I served the miso salmon with Ginger Rice. The fragrance of ginger-infused rice goes so well with miso flavored salmon.
If you are interested in other traditional Japanese marinade salmon recipes, please see my salmon kasuzuke recipe.
Japanese Ingredient Substitution: If you want to look for substitutes for Japanese condiments and ingredients, click here.
- 14 oz skin-on salmon fillet (cut in half if it's one big piece)
- ½ tsp toasted white and black sesame seeds (for garnish)
- 1 green onion/scallion (chopped, for garnish)
- Gather all the ingredients. I recommend pre-slicing the salmon so it's fast to marinate and cook.
- Mix all the ingredients for the marinade in a large bowl or flat tray.
- Place the salmon in the bowl, skin side up. Spoon marinade and coat the salmon skin. Cover and keep in the refrigerator for 30-60 minutes. This is a lightly seasoned miso fish (not miso-marinated fish like Black Cod), so I don’t recommend marinating longer than 1 hour as miso is quite salty.

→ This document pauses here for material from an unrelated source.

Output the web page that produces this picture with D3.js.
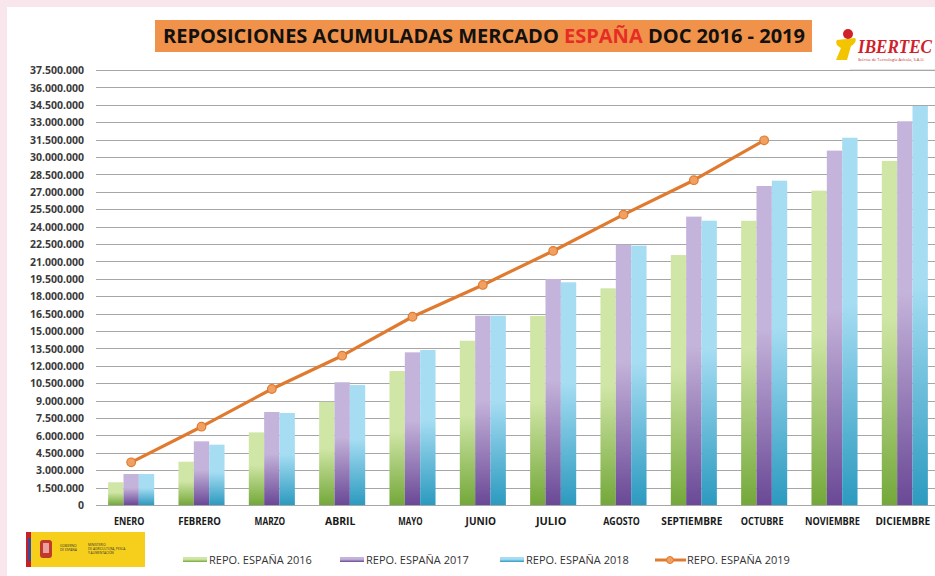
<!DOCTYPE html>
<html>
<head>
<meta charset="utf-8">
<script src="https://cdn.jsdelivr.net/npm/d3@7/dist/d3.min.js"></script>
<style>
  html, body { margin: 0; padding: 0; background: #f9e6ec; }
  svg { display: block; }
</style>
</head>
<body>
<svg id="chart" width="935" height="576"></svg>
<script>
const months = ['ENERO', 'FEBRERO', 'MARZO', 'ABRIL', 'MAYO', 'JUNIO', 'JULIO', 'AGOSTO',
  'SEPTIEMBRE', 'OCTUBRE', 'NOVIEMBRE', 'DICIEMBRE'];
const repo2016 = [1960000, 3730000, 6260000, 8900000, 11550000, 14160000, 16300000, 18680000,
  21550000, 24500000, 27100000, 29660000];
const repo2017 = [2670000, 5490000, 8020000, 10580000, 13160000, 16320000, 19480000, 22440000,
  24860000, 27500000, 30550000, 33080000];
const repo2018 = [2670000, 5200000, 7930000, 10340000, 13360000, 16320000, 19200000, 22360000,
  24510000, 27960000, 31660000, 34400000];
const repo2019 = [3680000, 6750000, 10000000, 12870000, 16230000, 18970000, 21900000, 25030000,
  28000000, 31440000];
const seriesNames = ['REPO. ESPAÑA 2016', 'REPO. ESPAÑA 2017', 'REPO. ESPAÑA 2018', 'REPO. ESPAÑA 2019'];
const yTicks = d3.range(0, 37500001, 1500000);

const svg = d3.select('#chart');
const width = 935;
const height = 576;

// white panel on pink page
svg.append('rect').attr('x', 7).attr('y', 7).attr('width', width).attr('height', height)
  .attr('fill', '#ffffff');

const defs = svg.append('defs');
const grads = [
  { id: 'g16', top: '#d0e6a6', bottom: '#74a83a' },
  { id: 'g17', top: '#c4b3da', bottom: '#6a4896' },
  { id: 'g18', top: '#a6ddf3', bottom: '#2c9abf' },
];
grads.forEach((g) => {
  const lg = defs.append('linearGradient').attr('id', g.id)
    .attr('x1', 0).attr('y1', 0).attr('x2', 0).attr('y2', 1);
  lg.append('stop').attr('offset', '0%').attr('stop-color', g.top);
  lg.append('stop').attr('offset', '45%').attr('stop-color', g.top);
  lg.append('stop').attr('offset', '100%').attr('stop-color', g.bottom);
});

const locale = d3.formatLocale({ decimal: ',', thousands: '.', grouping: [3], currency: ['', '€'] });
const fmt = locale.format(',d');

const x0 = d3.scaleBand().domain(months).range([96, 940]).paddingInner(0.345).paddingOuter(0.1725);
const x1 = d3.scaleBand().domain([0, 1, 2]).range([0, x0.bandwidth()]);
const y = d3.scaleLinear().domain([0, 37500000]).range([505, 70]);

// gridlines
svg.append('g')
  .selectAll('line')
  .data(yTicks)
  .join('line')
  .attr('x1', 96).attr('x2', 940)
  .attr('y1', (d) => Math.round(y(d)) + 0.5).attr('y2', (d) => Math.round(y(d)) + 0.5)
  .attr('stroke', '#a6a6a6').attr('stroke-width', 1.2);

// y labels
const yAxis = svg.append('g').attr('transform', 'translate(84,0)')
  .call(d3.axisLeft(y).tickValues(yTicks).tickFormat(fmt).tickSize(0).tickPadding(0));
yAxis.select('.domain').remove();
yAxis.selectAll('text')
  .attr('font-family', 'Open Sans, sans-serif').attr('font-weight', 700)
  .attr('font-size', 10.5).attr('fill', '#3a3a3a').attr('dy', '0.35em');

// bars
const allSeries = [repo2016, repo2017, repo2018];
const groups = svg.append('g')
  .selectAll('g')
  .data(months)
  .join('g')
  .attr('transform', (d) => `translate(${x0(d)},0)`);
groups.selectAll('rect')
  .data((d, i) => allSeries.map((s, k) => ({ k, v: s[i] })))
  .join('rect')
  .attr('x', (d) => x1(d.k))
  .attr('width', x1.bandwidth())
  .attr('y', (d) => y(d.v))
  .attr('height', (d) => y(0) - y(d.v))
  .attr('fill', (d) => `url(#${grads[d.k].id})`);

// x labels
const xAxis = svg.append('g').attr('transform', 'translate(-2,505)')
  .call(d3.axisBottom(x0).tickSize(0).tickPadding(13));
xAxis.select('.domain').remove();
xAxis.selectAll('text')
  .attr('font-family', 'Open Sans, sans-serif').attr('font-weight', 700)
  .attr('font-size', 10.5).attr('fill', '#1a1a1a')
  .attr('textLength', function (d) { return Math.min(d.length * 6.1, 65); })
  .attr('lengthAdjust', 'spacingAndGlyphs');

// 2019 line
const cx = (d, i) => x0(months[i]) + x0.bandwidth() / 2;
svg.append('path')
  .datum(repo2019)
  .attr('fill', 'none').attr('stroke', '#e07a2e').attr('stroke-width', 3.2)
  .attr('stroke-linejoin', 'round')
  .attr('d', d3.line().x(cx).y((d) => y(d)));
svg.append('g')
  .selectAll('circle')
  .data(repo2019)
  .join('circle')
  .attr('cx', cx).attr('cy', (d) => y(d)).attr('r', 4.3)
  .attr('fill', '#f0a060').attr('stroke', '#e07a2e').attr('stroke-width', 1.2);

// title
svg.append('rect').attr('x', 155).attr('y', 20).attr('width', 657).attr('height', 32)
  .attr('fill', '#f0924a');
const title = svg.append('text').attr('x', 163).attr('y', 43)
  .attr('font-family', 'Open Sans, sans-serif').attr('font-weight', 700).attr('font-size', 19)
  .attr('fill', '#111')
  .attr('textLength', 642).attr('lengthAdjust', 'spacingAndGlyphs');
title.append('tspan').text('REPOSICIONES ACUMULADAS MERCADO  ');
title.append('tspan').attr('fill', '#e62d25').text('ESPAÑA');
title.append('tspan').text('  DOC 2016 - 2019');

// IBERTEC logo
const logo = svg.append('g').attr('transform', 'translate(834,26)');
logo.append('path')
  .attr('d', 'M3,14 L21,12 C23,14 21,18 17,20 L13,34 L2,34 L7,22 C3,20 1,17 3,14 Z')
  .attr('fill', '#f2c500');
logo.append('circle').attr('cx', 14).attr('cy', 8).attr('r', 5).attr('fill', '#d0202a');
logo.append('text').attr('x', 24).attr('y', 27)
  .attr('font-family', 'Liberation Serif, serif').attr('font-weight', 700).attr('font-style', 'italic')
  .attr('font-size', 18).attr('fill', '#d0202a')
  .attr('textLength', 74).attr('lengthAdjust', 'spacingAndGlyphs').text('IBERTEC');
logo.append('text').attr('x', 24).attr('y', 35)
  .attr('font-family', 'Open Sans, sans-serif').attr('font-size', 4).attr('fill', '#c03030')
  .text('Ibérica de Tecnología Avícola, S.A.U.');
svg.append('line').attr('x1', 850).attr('x2', 935).attr('y1', 69.5).attr('y2', 69.5)
  .attr('stroke', '#e4e4e4');

// government logo
const gob = svg.append('g').attr('transform', 'translate(26,532)');
gob.append('rect').attr('width', 119).attr('height', 35).attr('fill', '#f5cf1c');
gob.append('rect').attr('width', 5).attr('height', 35).attr('fill', '#c8202a');
gob.append('rect').attr('x', 2).attr('y', 6).attr('width', 3).attr('height', 23).attr('fill', '#3a4a9a');
gob.append('rect').attr('x', 14).attr('y', 8).attr('width', 12).attr('height', 18).attr('rx', 3)
  .attr('fill', '#c0392b');
gob.append('rect').attr('x', 17).attr('y', 11).attr('width', 6).attr('height', 10).attr('fill', '#e8a0a0');
[['GOBIERNO', 15], ['DE ESPAÑA', 19]].forEach(([t, yy]) => {
  gob.append('text').attr('x', 34).attr('y', yy).attr('font-family', 'Open Sans, sans-serif')
    .attr('font-size', 3.2).attr('fill', '#333').text(t);
});
[['MINISTERIO', 14], ['DE AGRICULTURA, PESCA', 18], ['Y ALIMENTACIÓN', 22]].forEach(([t, yy]) => {
  gob.append('text').attr('x', 62).attr('y', yy).attr('font-family', 'Open Sans, sans-serif')
    .attr('font-size', 3.2).attr('fill', '#333').text(t);
});

// legend
const legend = svg.append('g');
const legendItems = [
  { x: 183, k: 0 }, { x: 340, k: 1 }, { x: 500, k: 2 }, { x: 655, k: 3 },
];
legendItems.forEach((it, i) => {
  const g = legend.append('g').attr('transform', `translate(${it.x},560)`);
  if (it.k < 3) {
    g.append('rect').attr('x', 0).attr('y', -3).attr('width', 24).attr('height', 5)
      .attr('fill', `url(#${grads[it.k].id})`);
  } else {
    g.append('line').attr('x1', 0).attr('x2', 31).attr('y1', 0).attr('y2', 0)
      .attr('stroke', '#e07a2e').attr('stroke-width', 3);
    g.append('circle').attr('cx', 15).attr('cy', 0).attr('r', 3.5)
      .attr('fill', '#f0a060').attr('stroke', '#e07a2e');
  }
  g.append('text').attr('x', it.k < 3 ? 26 : 32).attr('y', 4)
    .attr('font-family', 'Open Sans, sans-serif').attr('font-size', 11).attr('fill', '#333')
    .text(seriesNames[i]);
});
</script>
</body>
</html>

- Line a baking sheet with parchment paper for baking and foil for broiling. As miso gets burnt easily, remove excess marinade completely from the salmon and place it on the foil/parchment paper.
To Bake (Recommended)
- Preheat the oven to 425°F/218ºC with a rack placed in the center of the oven. For a convection oven, reduce cooking temperature by 25ºF (15ºC). Bake the salmon for 10-12 minutes, or until the surface is blistered and brown a bit. You do not need to flip the fish. Good to remember 5 minutes per ½-inch thickness of salmon (measure at the thickest).
- Preheat the broiler* with a rack placed about 8" (20 cm) away from the top heating element (in the center of the oven) for 5 minutes. When broiling, you don't control the temperature in the oven; instead, you control the distance between the broiler and the surface of the food. It's similar to using hotter and cooler zones on your grill. *Broiler setting: Low (450ºF/232ºC), Medium (500ºF/260ºC), and High (550ºF/288ºC). I usually use the medium (6" away) or high (8" away).
- Broil high (550ºF/288ºC) for 12-15 minutes until the surface is blistered and brown a bit and a minimum internal temperature of 145°F/63ºC is registered at the thickest part of the fillet. Please remember the cooking time varies depending on the thickness of the fish and the distance between the broiler and the food. You do not need to flip the fish.
- I served the salmon on top of the Ginger Rice. Top the salmon with sesame seeds and thinly sliced scallion. Enjoy!
- You can store the leftovers in an airtight container and store in the refrigerator for up to 3 days and in the freezer for a month.